A comparison library written in go.
You can use to simply compare two texts. The comparison function will return you a
func ExampleCompareTexts() {
t1 := "Lorem ipsum dolor sit amet, consectetur adipiscing elit. Sed orci felis, placerat quis enim vitae, semper tempus erat."
t2 := "Lorem ipsum dolor sit amet, consectetur adipiscing elit. Sed orci felis, placerat quis enim vitae, semper tempus erat. Integer non enim pharetra, molestie nulla ut."
result := CompareTexts(t1, t2)
fmt.Println(result)
// Output: 0.72
}
Or to match a text to a set of texts.
func ExampleTextMatcher() {
matcher := NewTextMatcher()
matcher.Feed("lorem_ipsum", `Lorem ipsum dolor sit amet, consectetur adipiscing elit.`)
matcher.Feed("excepteur_sint", `Excepteur sint occaecat cupidatat non proident, sunt in culpa qui officia deserunt mollit anim id est laborum.`)
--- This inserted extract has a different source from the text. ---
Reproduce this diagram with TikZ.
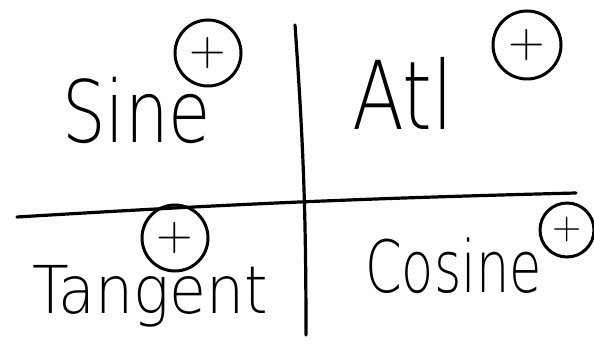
\documentclass[tikz,border=0pt]{standalone}
\usepackage{fontspec}
\newfontfamily\thinhand{DejaVu Sans ExtraLight}
\usetikzlibrary{positioning}
\tikzset{
  pen/.style={line width=3.2pt, line cap=round, line join=round},
  quadtxt/.style={inner sep=0pt, anchor=base west, font=\thinhand},
  signring/.style={circle, draw, line width=3pt, minimum size=#1, inner sep=0pt,
    font=\sffamily\fontsize{50}{50}\selectfont},
}
% word at a given size, squeezed sideways
\newcommand{\handword}[3]{\scalebox{#2}[1]{\fontsize{#1}{#1}\selectfont #3}}

\begin{document}
\begin{tikzpicture}[x=1pt, y=-1pt]
  \useasboundingbox (0,0) rectangle (594,344);

  %% ---- axes ----
  \coordinate (vtop) at (295,25);
  \coordinate (vbot) at (306,335);
  \coordinate (hleft) at (17,217);
  \coordinate (hright) at (576,193);
  \draw[pen] (vtop) to[bend left=2] (vbot);
  \draw[pen] (hleft) to[bend left=1] (hright);

  %% ---- quadrant words ----
  \node[quadtxt] (sine) at (62,143) {\handword{86}{0.8}{Sine}};
  \node[quadtxt] (all)  at (352,130) {\handword{95}{0.8}{Atl}};
  \node[quadtxt] (tan)  at (32,314) {\handword{66}{0.91}{Tangent}};
  \node[quadtxt] (cos)  at (365,293) {\handword{72}{0.73}{Cosine}};

  %% ---- signs ----
  \node[signring=66pt] (s1) at (208,53) {+};
  \node[signring=68pt] (s2) at (527,45) {+};
  \node[signring=66pt] (s3) at (175,238) {+};
  \node[signring=54pt, font=\sffamily\fontsize{40}{40}\selectfont] (s4) at (567,230) {+};
\end{tikzpicture}
\end{document}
for _, match := range matcher.Match(`Lorem ipsum dolor sit amet.`) {
fmt.Printf("Text name: %s, confidence: %.2f\n", match.TextName, match.Confidence)
}
// Output:
//Text name: lorem_ipsum, confidence: 0.50
//Text name: excepteur_sint, confidence: 0.00
}
The matching algorithm is based on markov chain model and shows the rate of sequential texts simimilarity.
The package was born from an idea of scanning licences in go modules and I just decided to extract this code as it was more complete than other parts. That also explains the implementation of the tokenizer, it has some license texts specifics.